Music and Fashion
CREAM has established departments in both Fashion and Music whose International research reflects on the professional and creative knowledge required by these sectors. Led by key figures in their field, with emerging and established projects, both are creating societal impact across broad areas of popular culture, the arts and the creative industries in the UK and beyond.
Music research is multidisciplinary, investigating all aspects of music, from classical to the commercial music industries. songwriting, production and creative practice, to sound technology and innovation in music business. Music research is led by Professor Shirley Thompson and coordinated by Kerstin Hermes. The Black Music Research Unit is led by Mykaell Riley.
Research staff (see People) are experienced academics and industry practitioners, who are at the forefront of cutting edge practice in music, connecting closely with University of Westminster’s established music industry think tank MusicTank (www.musictank.co.uk). The Music research team also support a growing cohort of postgraduate PhD students in all areas of sound and music creativity, and music industry studies.
Particular specialist areas include:
- Songwriting, Composition and Sound Design
- Music Production (including Recording, Mixing, Mastering)

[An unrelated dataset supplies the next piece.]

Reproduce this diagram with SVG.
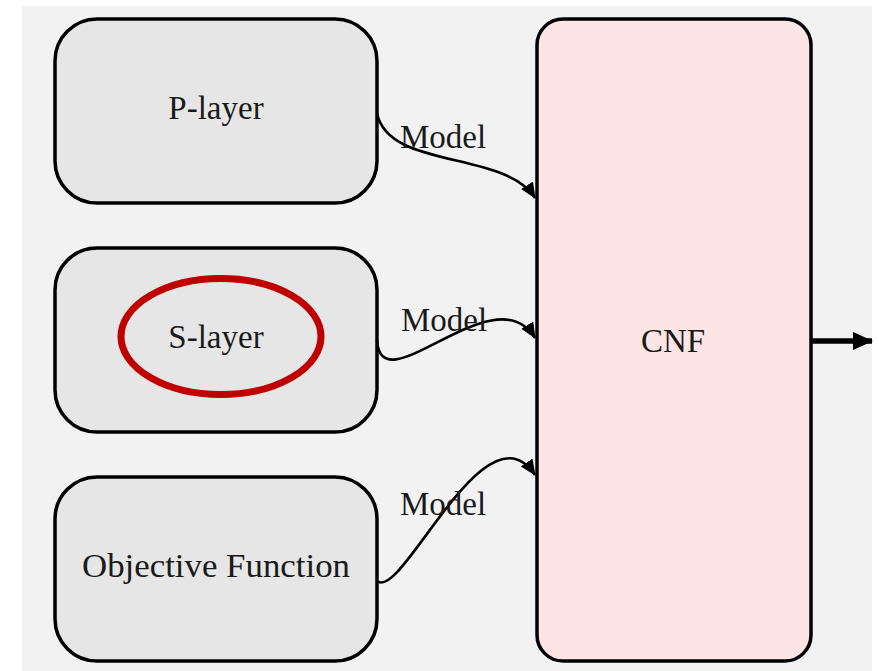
<svg xmlns="http://www.w3.org/2000/svg" width="879" height="671" viewBox="0 0 879 671">
<defs>
<style>
.node{fill:#e6e6e6;stroke:#000;stroke-width:3.5}
.cnf{fill:#fde5e5;stroke:#000;stroke-width:3.5}
.lbl{font-family:"Liberation Serif","DejaVu Serif",serif;font-size:33px;fill:#1a1a1a;text-anchor:middle}
.edge{fill:none;stroke:#000;stroke-width:2.6}
</style>
<marker id="ah" viewBox="0 0 16 14" refX="15" refY="7" markerWidth="16" markerHeight="14" markerUnits="userSpaceOnUse" orient="auto">
<path d="M0,0 L16,7 L0,14 Z" fill="#000"/>
</marker>
<marker id="ah2" viewBox="0 0 20 18" refX="19" refY="9" markerWidth="20" markerHeight="18" markerUnits="userSpaceOnUse" orient="auto">
<path d="M0,0 L20,9 L0,18 Z" fill="#000"/>
</marker>
</defs>
<rect x="22" y="6" width="850" height="665" fill="#f2f2f2"/>
<g id="p-layer">
<rect class="node" x="55" y="19" width="322" height="184" rx="42" ry="42"/>
<text class="lbl" x="216" y="119">P-layer</text>
</g>
<g id="s-layer">
<rect class="node" x="55" y="248" width="322" height="184" rx="42" ry="42"/>
<ellipse cx="221" cy="336.5" rx="100" ry="58" fill="none" stroke="#c00000" stroke-width="7"/>
<text class="lbl" x="216" y="348">S-layer</text>
</g>
<g id="objective">
<rect class="node" x="55" y="477" width="322" height="184" rx="42" ry="42"/>
<text class="lbl" x="216" y="577" textLength="268" lengthAdjust="spacingAndGlyphs">Objective Function</text>
</g>
<g id="cnf">
<rect class="cnf" x="537" y="19" width="274" height="642" rx="26" ry="26"/>
<text class="lbl" x="673" y="352">CNF</text>
</g>
<g id="connectors">
<path class="edge" d="M377,113 C388,170 505,150 535,198" marker-end="url(#ah)"/>
<path class="edge" d="M377,340 C381,408 495,272 535,338" marker-end="url(#ah)"/>
<path class="edge" d="M377,581 C402,602 485,400 535,475" marker-end="url(#ah)"/>
<path d="M811,341 L872,341" fill="none" stroke="#000" stroke-width="5.5" marker-end="url(#ah2)"/>
<text class="lbl" x="443" y="148">Model</text>
<text class="lbl" x="444" y="331">Model</text>
<text class="lbl" x="443" y="515">Model</text>
</g>
</svg>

- Studio and Performance Technology
- Black British Music
- Gender, Equality and Diversity in Music
- Music Health and Wellbeing
- Music Marketing and Economics
- Intellectual Property
- Live Music & Event Management
- Music Education and Pedagogy
- Music Culture and Sociology
- Psychoacoustics and Listening Test Analysis
- Hi-Resolution Audio
- Mobile Music Applications
- Music for Games, Interactivity and Virtual Reality
Music research staff have a track record of delivering projects funded by, for example, the Arts and Humanities Research Council (AHRC), the National Endowment for Science, Technology and the Arts (NESTA), Arts Council England, Innovate UK and the British Academy. Academics are also experienced industry practitioners and have collaborated substantially with audio and music industry partners (including, for example, Warner Music Group, Ticketmaster, Help Musicians) on projects related to creative practice, arts policy, product development and audience analysis. CREAM’s music specialism also incorporates the Black Music Research Unit, which is delivering the prestigious AHRC funded Bass Music project. Additionally, our recent research into the connection between music and mental health brought new understanding to complex arts-wellbeing issues, and has enabled new support services to be launched as a result of the project findings (https://www.helpmusicians.org.uk/news/latest-news/can-music-make-you-sick)
CREAM’s music research also links directly with the taught music courses at University of Westminster, which are BA Music: Production, Performance and Enterprise, MA Audio Production and MA Music Business Management, bringing opportunities for students to engage in cutting edge projects and to benefit directly from project findings.
Fashion research at Westminster is centred on our ground-breaking practice-based courses. They are informed and contextualised by our links with the international fashion industry, its cultural institutions, and related partners. Fashion research is co-ordinated by Professor Andrew Groves.
Central to Westminster’s approach to research, teaching, and knowledge exchange is the creation of spaces and places for the convergence of these activities. This is exemplified by the Westminster Menswear Archive. Founded in 2016 by Professor Andrew Groves, it houses over 2000 pieces covering 140 years of menswear from 1880 to the present day, with a strength in British design. It functions as a resource for industry, academics, and students, to undertake object-based research to inform the development of new design outcomes, enabling us to observe and interrogate these processes within an academic environment.
Though focussed on clothing-based objects , we take a broad interpretation of menswear. The curatorial approach of the WMA rejects a hierarchy of design and challenges the orthodoxy of traditional dress and fashion collections by advocating a parity of objects that intersperses workwear with uniforms and designer garments.
Our research focuses on the design, production, and consumption of fashion, and areas of interest include materiality, technical innovation, wearable technology, the fashioned body, gender, curation, masculinities, queer theory, sportswear, subcultural style and the history of British menswear
Our research is disseminated through exhibitions, books, websites, designs, curation, papers, and practice. Outputs include the ground-breaking Invisible Men, at Ambika P3, which was the largest exhibition of menswear to be staged in the UK and drew exclusively on the Westminster Menswear Archive.